## Request
Set down word for word each line from the start of the listing through the line that contains "import plotly.graph_objects as go", both included.

## Data extract
************
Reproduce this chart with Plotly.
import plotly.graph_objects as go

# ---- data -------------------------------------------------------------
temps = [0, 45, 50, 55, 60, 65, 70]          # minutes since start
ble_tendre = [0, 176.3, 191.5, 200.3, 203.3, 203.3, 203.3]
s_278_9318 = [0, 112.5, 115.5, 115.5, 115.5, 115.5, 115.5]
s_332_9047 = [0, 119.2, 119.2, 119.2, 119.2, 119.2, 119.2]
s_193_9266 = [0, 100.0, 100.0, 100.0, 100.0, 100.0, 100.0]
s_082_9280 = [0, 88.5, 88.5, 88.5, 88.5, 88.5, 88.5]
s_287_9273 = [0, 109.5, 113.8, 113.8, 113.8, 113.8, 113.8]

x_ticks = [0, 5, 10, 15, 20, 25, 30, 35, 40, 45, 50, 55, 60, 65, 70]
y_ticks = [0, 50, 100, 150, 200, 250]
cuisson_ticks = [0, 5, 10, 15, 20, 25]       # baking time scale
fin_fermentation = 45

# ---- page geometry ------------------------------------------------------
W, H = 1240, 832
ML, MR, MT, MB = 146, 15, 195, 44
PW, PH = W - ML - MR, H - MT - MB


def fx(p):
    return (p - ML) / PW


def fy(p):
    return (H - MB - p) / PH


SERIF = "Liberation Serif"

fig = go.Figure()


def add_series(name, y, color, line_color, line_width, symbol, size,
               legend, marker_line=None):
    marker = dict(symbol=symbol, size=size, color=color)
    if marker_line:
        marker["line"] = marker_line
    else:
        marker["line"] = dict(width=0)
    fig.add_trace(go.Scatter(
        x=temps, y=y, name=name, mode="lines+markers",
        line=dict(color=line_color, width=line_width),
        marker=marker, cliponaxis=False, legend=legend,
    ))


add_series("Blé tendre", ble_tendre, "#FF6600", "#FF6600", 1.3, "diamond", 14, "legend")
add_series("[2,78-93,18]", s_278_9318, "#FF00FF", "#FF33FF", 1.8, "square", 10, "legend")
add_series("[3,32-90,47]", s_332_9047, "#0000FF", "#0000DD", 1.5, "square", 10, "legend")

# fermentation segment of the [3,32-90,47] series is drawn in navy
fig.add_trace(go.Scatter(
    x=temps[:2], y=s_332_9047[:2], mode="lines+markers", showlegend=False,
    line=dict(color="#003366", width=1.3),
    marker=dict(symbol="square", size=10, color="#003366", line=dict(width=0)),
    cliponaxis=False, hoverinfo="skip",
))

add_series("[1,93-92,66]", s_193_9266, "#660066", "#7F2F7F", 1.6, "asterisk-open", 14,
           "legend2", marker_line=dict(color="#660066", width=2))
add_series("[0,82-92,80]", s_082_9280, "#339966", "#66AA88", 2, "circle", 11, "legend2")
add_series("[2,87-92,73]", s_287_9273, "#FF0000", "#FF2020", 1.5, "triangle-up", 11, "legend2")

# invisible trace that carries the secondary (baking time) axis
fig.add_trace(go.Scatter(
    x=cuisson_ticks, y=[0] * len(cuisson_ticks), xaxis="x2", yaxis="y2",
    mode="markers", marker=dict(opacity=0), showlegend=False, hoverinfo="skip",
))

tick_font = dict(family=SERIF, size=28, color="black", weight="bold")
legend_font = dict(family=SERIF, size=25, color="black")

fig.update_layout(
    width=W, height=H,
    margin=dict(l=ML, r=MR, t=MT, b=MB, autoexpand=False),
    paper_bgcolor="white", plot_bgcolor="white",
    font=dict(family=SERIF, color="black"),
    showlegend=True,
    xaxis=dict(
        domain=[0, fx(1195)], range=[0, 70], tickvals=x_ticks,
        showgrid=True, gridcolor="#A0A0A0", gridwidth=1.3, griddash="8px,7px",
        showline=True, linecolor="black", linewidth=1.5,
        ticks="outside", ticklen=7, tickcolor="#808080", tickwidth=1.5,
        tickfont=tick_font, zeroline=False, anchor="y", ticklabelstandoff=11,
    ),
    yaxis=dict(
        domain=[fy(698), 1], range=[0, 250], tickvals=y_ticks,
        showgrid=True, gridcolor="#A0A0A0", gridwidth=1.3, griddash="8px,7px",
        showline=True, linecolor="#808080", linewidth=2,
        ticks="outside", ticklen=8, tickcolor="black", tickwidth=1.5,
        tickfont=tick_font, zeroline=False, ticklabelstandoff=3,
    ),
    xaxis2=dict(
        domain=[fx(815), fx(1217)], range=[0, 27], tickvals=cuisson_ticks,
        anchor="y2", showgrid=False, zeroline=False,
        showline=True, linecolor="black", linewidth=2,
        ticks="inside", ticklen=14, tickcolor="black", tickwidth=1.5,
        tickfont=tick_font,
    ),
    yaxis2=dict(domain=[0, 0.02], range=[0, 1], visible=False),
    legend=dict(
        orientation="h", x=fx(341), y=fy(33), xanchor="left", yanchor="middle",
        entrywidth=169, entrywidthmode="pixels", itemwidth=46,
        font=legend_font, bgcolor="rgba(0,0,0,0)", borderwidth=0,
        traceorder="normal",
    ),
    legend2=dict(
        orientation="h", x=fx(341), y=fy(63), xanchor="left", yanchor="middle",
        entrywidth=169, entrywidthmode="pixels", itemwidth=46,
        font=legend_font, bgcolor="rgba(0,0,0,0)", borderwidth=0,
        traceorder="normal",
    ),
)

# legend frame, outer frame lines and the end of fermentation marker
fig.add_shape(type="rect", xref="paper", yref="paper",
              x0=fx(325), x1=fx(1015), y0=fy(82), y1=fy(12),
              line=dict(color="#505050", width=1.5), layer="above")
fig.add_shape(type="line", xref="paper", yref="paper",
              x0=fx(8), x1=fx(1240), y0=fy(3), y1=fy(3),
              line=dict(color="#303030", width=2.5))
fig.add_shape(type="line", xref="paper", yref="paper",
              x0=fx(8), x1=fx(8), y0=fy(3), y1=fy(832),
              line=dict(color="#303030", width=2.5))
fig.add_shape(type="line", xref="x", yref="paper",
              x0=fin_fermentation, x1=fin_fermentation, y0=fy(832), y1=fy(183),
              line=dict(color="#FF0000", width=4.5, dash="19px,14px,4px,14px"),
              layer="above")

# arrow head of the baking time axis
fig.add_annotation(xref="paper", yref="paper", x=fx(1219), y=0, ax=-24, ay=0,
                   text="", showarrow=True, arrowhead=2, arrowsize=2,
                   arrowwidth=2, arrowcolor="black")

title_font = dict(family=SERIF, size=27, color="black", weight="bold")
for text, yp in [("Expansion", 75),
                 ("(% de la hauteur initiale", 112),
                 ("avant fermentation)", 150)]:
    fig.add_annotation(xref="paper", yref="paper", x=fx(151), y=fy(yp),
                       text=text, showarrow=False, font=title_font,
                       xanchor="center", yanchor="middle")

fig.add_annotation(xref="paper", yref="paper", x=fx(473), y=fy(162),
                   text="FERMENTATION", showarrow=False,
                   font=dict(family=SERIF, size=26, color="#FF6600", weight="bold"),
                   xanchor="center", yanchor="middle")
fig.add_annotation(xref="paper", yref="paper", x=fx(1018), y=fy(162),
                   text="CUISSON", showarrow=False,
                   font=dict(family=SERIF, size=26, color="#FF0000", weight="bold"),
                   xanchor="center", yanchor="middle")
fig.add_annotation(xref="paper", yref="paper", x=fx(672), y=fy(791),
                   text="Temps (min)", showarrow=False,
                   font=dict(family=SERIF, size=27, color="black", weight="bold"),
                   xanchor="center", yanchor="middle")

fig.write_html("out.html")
************
## Task output
Reproduce this chart with Plotly.
import plotly.graph_objects as go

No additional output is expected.